Ibu Eyad berteriak saat pengadilan Israel membebaskan Polisi Israel pembunuh putranya...

[PORTAL-ISLAM.ID]  YERUSALEM - Seorang polisi Israel mengeksekusi seorang autis Palestina bernama Eyad Hallaq.

Polisi Israel menembak kakinya, mengejarnya ke tempat sampah, lalu menembakkan 3 peluru lagi di dadanya dengan M16.

Ibu Eyad berteriak saat pengadilan Israel membebaskan pembunuh putranya....

Pengadilan distrik Yerusalem, dalam putusan pada Kamis (6/7/2023) waktu setempat, menyatakan terdakwa ‘dibebaskan’ dari ‘pembunuhan sembrono’ meskipun terbukti telah membunuh penderita autis Eyad Hallaq.

Kejadian

Pada tanggal 30 Mei 2020, Eyad al-Hallaq (إياد الحلاق) seorang pria Palestina autis berusia 32 tahun, ditembak dan dibunuh oleh Polisi Israel setelah tidak berhenti di pos pemeriksaan Gerbang Singa di Yerusalem ketika dia diperintahkan untuk melakukannya oleh petugas yang ditempatkan di dekatnya. Dia melarikan diri dari daerah itu dan polisi berusaha untuk "menetralisir" Hallaq selama pengejaran dengan sedikitnya tujuh tembakan dilepaskan ke arahnya.

Kerabat Hallaq menyatakan dia adalah seorang pria autis yang sedang menuju ke sekolah untuk siswa berkebutuhan khusus yang dia hadiri setiap hari ketika dia ditembak oleh polisi. Teman dan keluarga Hallaq dan Sekretaris Jenderal Organisasi Pembebasan Palestina, Saab Erekat, telah menggambarkan kesamaan dengan kebrutalan polisi di Amerika Serikat dan pembunuhan George Floyd.

Rincian

Hallaq dan gurunya sedang berjalan pada 30 Mei 2020 ke pusat Elwyn El Quds yang menyediakan layanan untuk anak-anak dan orang dewasa penyandang cacat ketika mereka mendekati pos pemeriksaan Gerbang Singa. Pos pemeriksaan itu adalah bagian dari perjalanan harian dari rumah Hallaq di daerah Wadi al-Joz Yerusalem Timur ke pusat kebutuhan khusus di Kota Tua, yang telah dia hadiri sejak 2014. Ketika dia dilaporkan melangkah melalui lengkungan Gerbang, petugas yang bertugas menjadi curiga ketika dia memasukkan tangannya ke dalam saku untuk ponselnya. Dia tampaknya tidak mengerti perintah berteriak dari petugas untuk berhenti, tetapi melarikan diri dengan berjalan kaki dan bersembunyi di tempat sampah. Ayahnya mengatakan kepada wartawan bahwa sang guru berusaha memberi tahu polisi bahwa Hallaq adalah disabilitas dan untuk memeriksa identitasnya, tetapi petugas menjaga jarak dan melepaskan tembakan.

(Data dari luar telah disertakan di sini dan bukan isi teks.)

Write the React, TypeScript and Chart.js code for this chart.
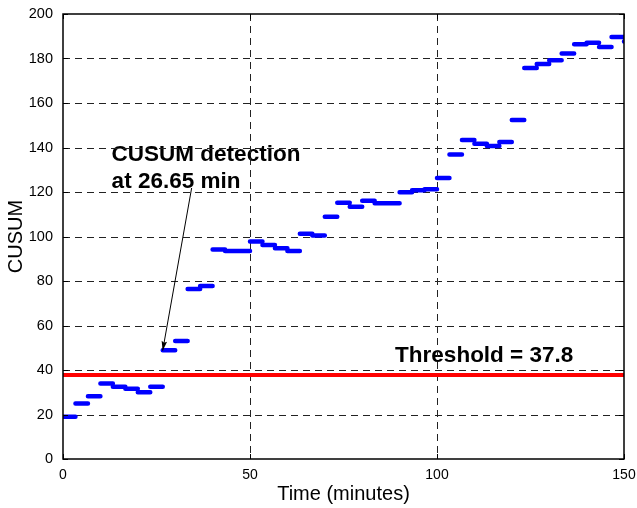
import React, { useEffect, useRef } from 'react';
import { Chart, registerables } from 'chart.js';

Chart.register(...registerables);

// Window boundaries (minutes) of each CUSUM evaluation interval
const intervalEdges = [
  0, 3.33, 6.67, 10, 13.33, 16.67, 20, 23.33, 26.67, 30, 33.33, 36.67, 40, 43.33, 46.67,
  50, 53.33, 56.67, 60, 63.33, 66.67, 70, 73.33, 76.67, 80, 83.33, 86.67, 90, 93.33, 96.67,
  100, 103.33, 106.67, 110, 113.33, 116.67, 120, 123.33, 126.67, 130, 133.33, 136.67, 140,
  143.33, 146.67, 150, 153.33,
];

// CUSUM value held over each interval
const cusumValues = [
  19, 25, 28.2, 33.9, 32.5, 31.6, 30, 32.5, 48.9, 53,
  76.4, 77.8, 94.2, 93.5, 93.5, 97.8, 96.2, 94.7, 93.5, 101.2,
  100.4, 108.9, 115.2, 113.4, 116.1, 115, 115, 119.9, 120.8, 121.2,
  126.3, 136.9, 143.4, 141.7, 140.7, 142.5, 152.4, 175.7, 177.5, 179.2,
  182.2, 186.4, 187.1, 185.2, 189.7, 187.6,
];

const thresholdValue = 37.8;
const xTicks = [0, 50, 100, 150];
const yTicks = [0, 20, 40, 60, 80, 100, 120, 140, 160, 180, 200];

const detectionLabel = ['CUSUM detection', 'at 26.65 min'];
const thresholdLabel = 'Threshold = 37.8';
const detectionPoint = { x: 26.65, y: 48.7 };
const arrowTail = { x: 34.4, y: 121.8 };
const detectionLabelAnchor = { x: 13.0, y: 133.9 };
const thresholdLabelAnchor = { x: 88.8, y: 43.7 };

const FONT = '"Liberation Sans", Arial, Helvetica, sans-serif';

const framePlugin = {
  id: 'matlabFrame',
  beforeDatasetsDraw(chart: any) {
    const { ctx, chartArea: a, scales } = chart;
    const x = scales.x;
    const y = scales.y;
    ctx.save();
    // annotation texts
    ctx.fillStyle = '#000';
    ctx.font = `bold 22.5px ${FONT}`;
    ctx.textAlign = 'left';
    ctx.textBaseline = 'alphabetic';
    const lx = x.getPixelForValue(detectionLabelAnchor.x);
    const ly = y.getPixelForValue(detectionLabelAnchor.y);
    detectionLabel.forEach((t, i) => ctx.fillText(t, lx, ly + i * 27));
    ctx.fillText(
      thresholdLabel,
      x.getPixelForValue(thresholdLabelAnchor.x),
      y.getPixelForValue(thresholdLabelAnchor.y)
    );
    // dashed grid
    ctx.setLineDash([7, 5]);
    ctx.strokeStyle = '#222';
    ctx.lineWidth = 1;
    ctx.beginPath();
    xTicks.forEach((v) => {
      if (v === xTicks[0] || v === xTicks[xTicks.length - 1]) return;
      const px = Math.round(x.getPixelForValue(v)) + 0.5;
      ctx.moveTo(px, a.top);
      ctx.lineTo(px, a.bottom);
    });
    yTicks.forEach((v) => {
      if (v === yTicks[0] || v === yTicks[yTicks.length - 1]) return;
      const py = Math.round(y.getPixelForValue(v)) + 0.5;
      ctx.moveTo(a.left, py);
      ctx.lineTo(a.right, py);
    });
    ctx.stroke();
    ctx.restore();
  },
  afterDatasetsDraw(chart: any) {
    const { ctx, chartArea: a, scales } = chart;
    const x = scales.x;
    const y = scales.y;
    ctx.save();
    // arrow
    const x0 = x.getPixelForValue(arrowTail.x);
    const y0 = y.getPixelForValue(arrowTail.y);
    const x1 = x.getPixelForValue(detectionPoint.x);
    const y1 = y.getPixelForValue(detectionPoint.y);
    ctx.strokeStyle = '#000';
    ctx.fillStyle = '#000';
    ctx.lineWidth = 1;
    ctx.beginPath();
    ctx.moveTo(x0, y0);
    ctx.lineTo(x1, y1);
    ctx.stroke();
    const ang = Math.atan2(y1 - y0, x1 - x0);
    const len = 10;
    const half = 0.28;
    ctx.beginPath();
    ctx.moveTo(x1, y1);
    ctx.lineTo(x1 - len * Math.cos(ang - half), y1 - len * Math.sin(ang - half));
    ctx.lineTo(x1 - len * 0.8 * Math.cos(ang), y1 - len * 0.8 * Math.sin(ang));
    ctx.lineTo(x1 - len * Math.cos(ang + half), y1 - len * Math.sin(ang + half));
    ctx.closePath();
    ctx.fill();
    // box
    ctx.lineWidth = 1.5;
    ctx.strokeRect(a.left, a.top, a.right - a.left, a.bottom - a.top);
    // inside tick marks
    ctx.lineWidth = 1;
    ctx.beginPath();
    const tl = 5;
    xTicks.forEach((v) => {
      const px = Math.round(x.getPixelForValue(v)) + 0.5;
      ctx.moveTo(px, a.bottom);
      ctx.lineTo(px, a.bottom - tl);
      ctx.moveTo(px, a.top);
      ctx.lineTo(px, a.top + tl);
    });
    yTicks.forEach((v) => {
      const py = Math.round(y.getPixelForValue(v)) + 0.5;
      ctx.moveTo(a.left, py);
      ctx.lineTo(a.left + tl, py);
      ctx.moveTo(a.right, py);
      ctx.lineTo(a.right - tl, py);
    });
    ctx.stroke();
    ctx.restore();
  },
};

export default function App() {
  const canvasRef = useRef<HTMLCanvasElement | null>(null);

  useEffect(() => {
    document.body.style.margin = '0';
    const canvas = canvasRef.current;
    if (!canvas) return;

    const stepData: { x: number; y: number | null }[] = [];
    cusumValues.forEach((v, i) => {
      stepData.push({ x: intervalEdges[i], y: v });
      stepData.push({ x: intervalEdges[i + 1], y: v });
      stepData.push({ x: intervalEdges[i + 1], y: null });
    });

    const thresholdData = [
      { x: xTicks[0], y: thresholdValue },
      { x: xTicks[xTicks.length - 1], y: thresholdValue },
    ];

    const chart = new Chart(canvas, {
      type: 'line',
      data: {
        datasets: [
          {
            label: 'Threshold',
            data: thresholdData,
            borderColor: '#ff0000',
            borderWidth: 4,
            pointRadius: 0,
            tension: 0,
          },
          {
            label: 'CUSUM',
            data: stepData as any,
            borderColor: '#0000ff',
            borderWidth: 4.5,
            borderCapStyle: 'round',
            pointRadius: 0,
            spanGaps: false,
            tension: 0,
          },
        ],
      },
      options: {
        responsive: false,
        animation: false,
        events: [],
        layout: { padding: { top: 14, right: 13, left: 0, bottom: 0 } },
        plugins: {
          legend: { display: false },
          tooltip: { enabled: false },
        },
        scales: {
          x: {
            type: 'linear',
            min: 0,
            max: 150,
            grid: { display: false, drawTicks: false },
            border: { display: false },
            afterBuildTicks: (s: any) => {
              s.ticks = xTicks.map((v) => ({ value: v }));
            },
            afterFit: (s: any) => {
              s.height = 49;
              s.paddingLeft = 0;
              s.paddingRight = 0;
            },
            ticks: {
              padding: 8,
              color: '#000',
              maxRotation: 0,
              font: { family: FONT, size: 14 },
            },
            title: {
              display: true,
              text: 'Time (minutes)',
              color: '#000',
              font: { family: FONT, size: 20 },
              padding: { top: 0, bottom: 2 },
            },
          },
          y: {
            type: 'linear',
            min: 0,
            max: 200,
            grid: { display: false, drawTicks: false },
            border: { display: false },
            afterBuildTicks: (s: any) => {
              s.ticks = yTicks.map((v) => ({ value: v }));
            },
            afterFit: (s: any) => {
              s.width = 63;
              s.paddingTop = 0;
              s.paddingBottom = 0;
            },
            ticks: {
              padding: 10,
              color: '#000',
              font: { family: FONT, size: 14.5 },
            },
            title: {
              display: true,
              text: 'CUSUM',
              color: '#000',
              font: { family: FONT, size: 20 },
              padding: { top: 4, bottom: 0 },
            },
          },
        },
      },
      plugins: [framePlugin],
    });

    return () => {
      chart.destroy();
    };
  }, []);

  return (
    <canvas
      ref={canvasRef}
      width={637}
      height={508}
      style={{ display: 'block', width: 637, height: 508 }}
    />
  );
}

Dalam sebuah pernyataan polisi Israel mengklaim bahwa Hallaq diyakini membawa senjata setelah petugas melihat benda yang tampak seperti pistol. Ketika dia tidak mematuhi seruan mereka untuk berhenti, petugas melakukan pengejaran. Sebuah stasiun televisi lokal melaporkan bahwa dia dikejar ke gang buntu, dan seorang perwira senior memerintahkan untuk menghentikan pengejaran setelah memasuki gang. Seorang perwira kedua dilaporkan mengabaikan perintah dan melepaskan sekitar enam atau tujuh tembakan dari senapan M-16 yang menewaskan Hallaq. Dia ditemukan tidak memiliki senjata ketika dia digeledah setelah kematiannya.

Keputusan Pengadilan

Pengadilan Israel membebaskan seorang polisi yang secara serampangan membunuh seorang pria Palestina penyandang autisme di Kota Tua, Yerusalem. Pria Palestina itu juga tidak membawa senjata apapun saat ditembak di bagian dada oleh polisi Israel tahun 2020 lalu.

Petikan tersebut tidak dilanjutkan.